11.3 A Revolutionary Approach to Multi-Dimensional Data Access of Gridded Datasets using Current and Proposed OGC Web Service Standards

Thursday, 26 January 2017: 9:00 AM
Conference Center: Skagit 2 (Washington State Convention Center )
Paul R. Hershberg, NOAA/NWS, Silver Spring, MD; and S. R. Olson, G. Zylstra, and P. Trevelyan
Manuscript (582.7 kB)

     The Web Coverage Service (WCS) is a standard created by the Open Geospatial Consortium (OGC) that defines the request and response model for geospatial information known as ‘coverages’, or digital information representing spatial and temporal varying phenomena. The legacy WCS Version 1.0 offers consumers access to horizontal data grids (x/y) for a single time (t) at specific altitude levels (z).  In 2012, the OGC adopted WCS Version 2.0 Core, offering web services consumers greater flexibility to access multi-dimensional data sets (e.g. x/y/t/z/ensembles/*). In four dimensions, this allows the changing nature of weather, not only over geography and time, but also altitude, to be easily represented and referenced. Moreover, access to even higher dimensional weather characteristics such as emergent forecast probability, based on an ensemble forecast, can be used to understand the likelihood of certain weather conditions happening.

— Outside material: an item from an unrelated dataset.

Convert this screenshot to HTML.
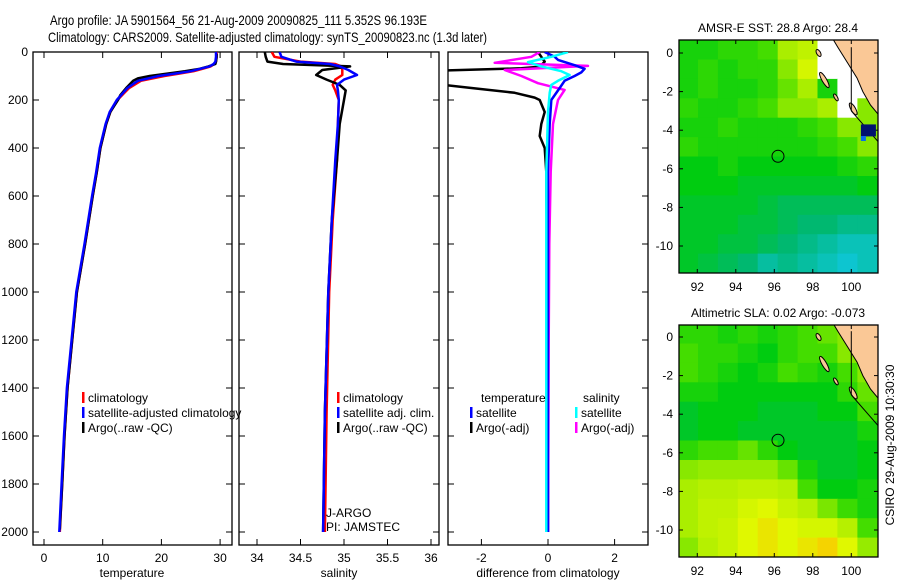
<!DOCTYPE html>
<html><head><meta charset="utf-8"><style>
html,body{margin:0;padding:0;background:#fff;}
svg{display:block;font-family:"Liberation Sans",sans-serif;}
</style></head><body>
<svg id="fig" width="900" height="580" viewBox="0 0 900 580" xmlns="http://www.w3.org/2000/svg">
<defs>
<clipPath id="c1"><rect x="33" y="52" width="199" height="493"/></clipPath>
<clipPath id="c2"><rect x="239" y="52" width="200" height="493"/></clipPath>
<clipPath id="c3"><rect x="448" y="52" width="200" height="493"/></clipPath>
<clipPath id="m1"><rect x="679" y="40" width="199" height="233"/></clipPath>
<clipPath id="m2"><rect x="679" y="325" width="199" height="232"/></clipPath>
</defs>
<text x="50" y="25" font-size="14" textLength="377" lengthAdjust="spacingAndGlyphs">Argo profile: JA 5901564_56 21-Aug-2009 20090825_111 5.352S 96.193E</text>
<text x="48" y="42" font-size="14" textLength="439" lengthAdjust="spacingAndGlyphs">Climatology: CARS2009. Satellite-adjusted climatology: synTS_20090823.nc (1.3d later)</text>
<g id="g"></g>
</svg>
<script>
// ---------- profile data ----------
const tP = [0,20,40,50,60,70,80,90,100,120,150,200,250,300,400,500,600,800,1000,1200,1400,1600,1800,2000];
const tClim = [29.4,29.4,29.3,29.0,28.4,27.0,25.5,23.0,20.5,16.5,14.5,12.5,11.3,10.6,9.6,9.0,8.3,7.0,5.6,4.8,4.0,3.5,3.1,2.7];
const tSat = [29.3,29.3,29.2,28.9,28.2,26.6,25.0,22.3,19.5,16.0,14.2,12.4,11.2,10.5,9.5,8.9,8.2,6.9,5.5,4.7,3.9,3.4,3.0,2.6];
const tArgoP = [8,20,40,50,60,70,80,90,100,110,120,150,180,200,250,300,400,500,600,800,1000,1200,1400,1600,1800,1990];
const tArgo = [29.4,29.4,29.3,29.2,28.0,26.5,24.0,21.0,18.0,16.0,15.2,14.0,13.0,12.6,11.3,10.6,9.6,9.0,8.3,7.0,5.6,4.8,4.0,3.5,3.1,2.7];

const sP = [0,20,40,50,60,75,96,115,137,160,200,300,450,700,1000,1500,2000];
const sClim = [34.17,34.2,34.5,34.9,34.97,34.98,34.98,34.9,34.87,34.9,34.94,34.93,34.92,34.87,34.83,34.8,34.78];
const sSat = [34.26,34.28,34.45,34.84,34.95,35.05,35.15,35.0,34.92,34.93,34.94,34.93,34.9,34.86,34.82,34.78,34.76];
const sArgo = [34.09,34.1,34.12,34.3,35.07,34.75,34.68,34.8,34.95,35.02,35.0,34.95,34.92,34.86,34.82,34.78,34.76];

const dTP = [0,20,33,55,70,85,100,120,150,200,300,500,1000,2000];
const dTSat = [-0.1,0.2,0.3,0.8,1.1,1.0,0.8,0.5,0.35,0.1,0.05,0,0,0];
const dTArgoP = [0,20,40,55,62,68,80,100,115,130,150,170,190,200,250,300,350,400,500,600,800,1000,1400,2000];
const dTArgo = [-0.3,-0.2,-0.1,-0.2,-0.3,-0.8,-3.8,-3.8,-3.8,-3.6,-2.3,-1.0,-0.4,-0.25,-0.1,-0.2,-0.25,-0.1,-0.05,-0.05,-0.02,0,0,0];
const dSP = [0,20,42,60,80,96,120,137,170,250,500,2000];
const dSSat = [0.6,0.1,-0.6,-0.2,0.4,0.65,0.3,0.1,0.05,0,-0.05,-0.05];
const dSArgoP = [0,20,45,58,75,100,130,158,200,300,500,800,1200,2000];
const dSArgo = [-0.25,-0.5,-1.6,1.2,-1.3,-0.8,-0.3,0.5,0.3,0.15,0.08,0.04,0.02,0];

const yTicks = [0,200,400,600,800,1000,1200,1400,1600,1800,2000];
const tTicks = [0,10,20,30];
const sTicks = [34,34.5,35,35.5,36];
const dTicks = [-2,0,2];
const lonTicks = [92,94,96,98,100];
const latTicks = [0,-2,-4,-6,-8,-10];

const sstGrid = [
[.5,.5,.55,.55,.6,.75,.8,null,null,null],
[.5,.55,.5,.55,.55,.7,.85,null,null,null],
[.5,.55,.5,.5,.55,.65,.75,.5,null,null],
[.55,.5,.5,.55,.6,.7,.7,.75,null,.7],
[.5,.5,.55,.5,.5,.5,.55,.6,.7,.7],
[.55,.5,.5,.5,.5,.5,.5,.55,.6,.7],
[.45,.45,.5,.45,.45,.45,.45,.45,.5,.55],
[.45,.45,.45,.4,.4,.4,.4,.4,.4,.45],
[.4,.4,.4,.4,.35,.3,.3,.3,.3,.3],
[.4,.4,.4,.35,.35,.3,.25,.25,.2,.2],
[.4,.4,.35,.35,.3,.25,.2,.15,.1,.1],
[.4,.35,.3,.25,.15,.2,.15,.1,.05,.1]];
const slaGrid = [
[.55,.55,.5,.55,.5,.55,.6,.65,.7,.75],
[.6,.55,.55,.5,.45,.55,.6,.6,.7,.75],
[.6,.55,.5,.45,.5,.6,.55,.5,.6,.7],
[.5,.5,.45,.45,.45,.45,.45,.45,.55,.65],
[.4,.45,.45,.45,.4,.4,.4,.45,.45,.6],
[.4,.45,.45,.4,.4,.4,.4,.4,.4,.5],
[.55,.6,.6,.65,.55,.45,.4,.4,.4,.45],
[.7,.72,.72,.72,.72,.65,.5,.4,.4,.45],
[.75,.78,.78,.8,.8,.78,.6,.45,.45,.5],
[.75,.8,.8,.85,.88,.82,.78,.68,.58,.5],
[.75,.8,.82,.88,.92,.88,.85,.85,.78,.6],
[.7,.78,.82,.88,.92,.88,.92,.96,.88,.72]];
const argoLon = 96.193, argoLat = -5.352;

const NS="http://www.w3.org/2000/svg";
const G=document.getElementById('g');
function mk(tag,attrs,parent){const e=document.createElementNS(NS,tag);for(const k in attrs)e.setAttribute(k,attrs[k]);(parent||G).appendChild(e);return e;}

const py = p => 52 + p*0.24;
const xT = v => 44 + v*5.87;
const xS = v => 257 + (v-34)*87;
const xD = v => 548 + v*33.3;

function frame(x0,x1,name){
  const r=mk('rect',{x:x0,y:52,width:x1-x0,height:493,fill:'none',stroke:'#000','stroke-width':1.3});
  
  
  yTicks.forEach(p=>{
    mk('line',{x1:x0,x2:x0+6,y1:py(p),y2:py(p),stroke:'#000'});
    mk('line',{x1:x1-6,x2:x1,y1:py(p),y2:py(p),stroke:'#000'});
  });
}
function xticks(ticks,f){
  ticks.forEach(v=>{
    const x=f(v);
    mk('line',{x1:x,x2:x,y1:52,y2:58,stroke:'#000'});
    mk('line',{x1:x,x2:x,y1:539,y2:545,stroke:'#000'});
    const t=mk('text',{x:x,y:562,'font-size':12,'text-anchor':'middle'});
    t.textContent=String(v);
    
    
  });
}
function line(P,V,fx,color,clip,name,w){
  const d=P.map((p,i)=>(i?'L':'M')+fx(V[i]).toFixed(1)+','+py(p).toFixed(1)).join('');
  const e=mk('path',{d:d,fill:'none',stroke:color,'stroke-width':w||2.5,'clip-path':'url(#'+clip+')','stroke-linejoin':'round'});
  
  
}
function label(x,y,txt,name,size,anchor){
  const t=mk('text',{x:x,y:y,'font-size':size||12,'text-anchor':anchor||'start'});
  t.textContent=txt;
  
  
  return t;
}
function legend(x,y,color,txt,name){
  if(color) mk('rect',{x:x,y:y-10,width:2.5,height:11,fill:color});
  label(x+6,y,txt,name);
}

frame(33,232,'temperature-panel');
xticks(tTicks,xT);
yTicks.forEach(p=>{label(28,py(p)+4,String(p),'y-tick-label',12,'end');});
line(tP,tClim,xT,'#f00','c1','temp-climatology-line');
line(tArgoP,tArgo,xT,'#000','c1','temp-argo-line');
line(tP,tSat,xT,'#00f','c1','temp-satellite-line');
label(132,577,'temperature','x-axis-title-temperature',12,'middle');
legend(82,402,'#f00','climatology','legend-climatology');
legend(82,417,'#00f','satellite-adjusted climatology','legend-satellite');
legend(82,432,'#000','Argo(..raw -QC)','legend-argo');

frame(239,439,'salinity-panel');
xticks(sTicks,xS);
line(sP,sClim,xS,'#f00','c2','sal-climatology-line');
line(sP,sArgo,xS,'#000','c2','sal-argo-line');
line(sP,sSat,xS,'#00f','c2','sal-satellite-line');
label(339,577,'salinity','x-axis-title-salinity',12,'middle');
legend(337,402,'#f00','climatology','legend-climatology-2');
legend(337,417,'#00f','satellite adj. clim.','legend-satellite-2');
legend(337,432,'#000','Argo(..raw -QC)','legend-argo-2');
label(326,517,'J-ARGO','project-label');
label(326,531,'PI: JAMSTEC','pi-label');

frame(448,648,'difference-panel');
xticks(dTicks,xD);
line(dTArgoP,dTArgo,xD,'#000','c3','diff-temp-argo-line');
line(dSArgoP,dSArgo,xD,'#f0f','c3','diff-sal-argo-line');
line(dTP,dTSat,xD,'#00f','c3','diff-temp-satellite-line');
line(dSP,dSSat,xD,'#0ff','c3','diff-sal-satellite-line');
label(548,577,'difference from climatology','x-axis-title-difference',12,'middle');
label(481,402,'temperature','legend-temperature-header');
label(583,402,'salinity','legend-salinity-header');
legend(470,417,'#00f','satellite','legend-temp-satellite');
legend(470,432,'#000','Argo(-adj)','legend-temp-argo');
legend(575,417,'#0ff','satellite','legend-sal-satellite');
legend(575,432,'#f0f','Argo(-adj)','legend-sal-argo');

const stops=[[0,[16,200,232]],[.25,[0,184,112]],[.45,[0,204,16]],[.6,[68,221,0]],[.75,[170,238,0]],[.88,[224,248,0]],[1,[255,192,0]]];
function cmap(v){for(let i=1;i<stops.length;i++){if(v<=stops[i][0]){const a=stops[i-1],b=stops[i],f=(v-a[0])/(b[0]-a[0]);const c=a[1].map((x,k)=>Math.round(x+(b[1][k]-x)*f));return 'rgb('+c.join(',')+')';}}return 'rgb(255,192,0)';}
function drawMap(grid,top,bottom,lat0y,clip,name,title){
  const lx=lon=>679+(lon-91.05)*19.25;
  const ly=lat=>lat0y-lat*19.3;
  const lonMin=91.0,lonMax=101.35,latMax=0.67,latMin=-11.4;
  const nr=grid.length,nc=grid[0].length;
  const cw=(lonMax-lonMin)/nc,ch=(latMax-latMin)/nr;
  const g=mk('g',{'clip-path':'url(#'+clip+')'});
  
  
  grid.forEach((row,r)=>row.forEach((v,c)=>{
    const x=lx(lonMin+c*cw),y=ly(latMax-r*ch);
    const cell=mk('rect',{x:x.toFixed(1),y:y.toFixed(1),width:(cw*19.25+0.6).toFixed(1),height:(ch*19.3+0.6).toFixed(1),fill:v===null?'#fff':cmap(v)},g);
    
    
  }));
  const land=[[99.0,0.8],[99.3,0.3],[99.8,-0.5],[100.3,-1.3],[100.6,-2.0],[101.0,-2.7],[101.5,-3.3],[101.5,0.8]];
  mk('path',{d:land.map((p,i)=>(i?'L':'M')+lx(p[0])+','+ly(p[1])).join('')+'Z',fill:'#fac896',stroke:'#000','stroke-width':1},g);
  [[98.3,0.0,0.1,0.2],[98.6,-1.4,0.12,0.45],[99.2,-2.3,0.08,0.2],[100.1,-2.9,0.12,0.35]].forEach(a=>{
    mk('ellipse',{cx:lx(a[0]),cy:ly(a[1]),rx:a[2]*19.25,ry:a[3]*19.3,fill:'#fac896',stroke:'#000','stroke-width':1,transform:'rotate(-30 '+lx(a[0])+' '+ly(a[1])+')'},g);
  });
  mk('line',{x1:lx(100),x2:lx(100),y1:ly(0.3),y2:ly(-3.0),stroke:'#000'},g);
  mk('path',{d:'M'+lx(100)+','+ly(-3)+'L'+lx(101.4)+','+ly(-4.6),stroke:'#000',fill:'none'},g);
  const circ=mk('circle',{cx:lx(argoLon),cy:ly(argoLat),r:6,fill:'none',stroke:'#000','stroke-width':1});
  
  
  const fr=mk('rect',{x:679,y:top,width:199,height:bottom-top,fill:'none',stroke:'#000','stroke-width':1.3});
  
  
  lonTicks.forEach(l=>{const x=lx(l);mk('line',{x1:x,x2:x,y1:top,y2:top+4,stroke:'#000'});mk('line',{x1:x,x2:x,y1:bottom-4,y2:bottom,stroke:'#000'});label(x,bottom+18,String(l),'map-x-tick-label',12,'middle');});
  latTicks.forEach(l=>{const y=ly(l);mk('line',{x1:679,x2:683,y1:y,y2:y,stroke:'#000'});mk('line',{x1:874,x2:878,y1:y,y2:y,stroke:'#000'});label(673,y+4,String(l),'map-y-tick-label',12,'end');});
  label(778,top-8,title,name+'-title',12,'middle');
  return {lx,ly};
}
const a=drawMap(sstGrid,40,273,53,'m1','sst-map','AMSR-E SST: 28.8 Argo: 28.4');
mk('rect',{x:a.lx(100.5),y:a.ly(-3.7),width:15,height:12,fill:'#00126e','clip-path':'url(#m1)'});
mk('rect',{x:a.lx(100.5),y:a.ly(-4.3),width:5,height:5,fill:'#0a6ee8','clip-path':'url(#m1)'});
drawMap(slaGrid,325,557,337,'m2','sla-map','Altimetric SLA: 0.02 Argo: -0.073');
const cs=label(0,0,'CSIRO 29-Aug-2009 10:30:30','timestamp-label',12,'middle');
cs.setAttribute('transform','translate(894,445) rotate(-90)');
</script>
</body></html>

     One of the inherent limitations of the WCS to date is the inability to extract more complex multi-dimensional data shapes or patterns.  From an aviation perspective, for example, high level data retrieval along a flight pathway would be vital to aircraft inflight.  Recently, the UK Met Office, the National Weather Service, and OGC’s Met-Ocean Domain Working Group have collaborated on the next set of enhancements to the OGC WCS, called the Met-Ocean Application Profile, an extension to the WCS 2.0 Core.  These additional requirements  encompass several OGC standards and address access to complex multi-dimensional data sets. These include the efficient retrieval of specific meteorological data subsets such as vertical profiles, cross sections, time series, polygons, trajectories, and corridors. Furthermore, coordinate reference system re-projection is supported. Finally, a companion concept ‘Coverage Collections’ is presented, which allow coverages to be grouped in a hierarchical way and by a common theme, to better associate them with “real world” services such as the example above.

     As we move to an era of increased global cooperation and cross-domain utilization of information, harmonization between disparate gridded data sets, prevalent between nations, will be needed. Thus, true global interoperability will require international standards. In the near future, for example, it would be possible for the Single European Sky Air-Traffic-Management Research (SESAR) and the Next Generation Air Transportation System (Nextgen) to leverage the Met-Ocean Application Profile as the best standard to improve interoperability between the OGC, WMO and ICAO global domains (including ICAO weather data models such as I-WXXM).  The Met-Ocean Application Profile enhances harmonization via complex data access to the new blended multi-dimensional data sets, demonstrating a possible best practice for data exchange among seamless global data sets.

     The paper will outline the underlying principles of the Met-Ocean Application Profile, and identify a path for adoption as an OGC standard. It will also illustrate a real-time example scenario of an international flight from Europe to Denver Colorado, USA, using data patterns of corridors and trajectories and an event of encountering moderate to severe turbulence.  This scenario will highlight how future web services can provide decision support tools that could be used in Single European Sky Air-Traffic-Management Research (SESAR) and NextGen Web Services.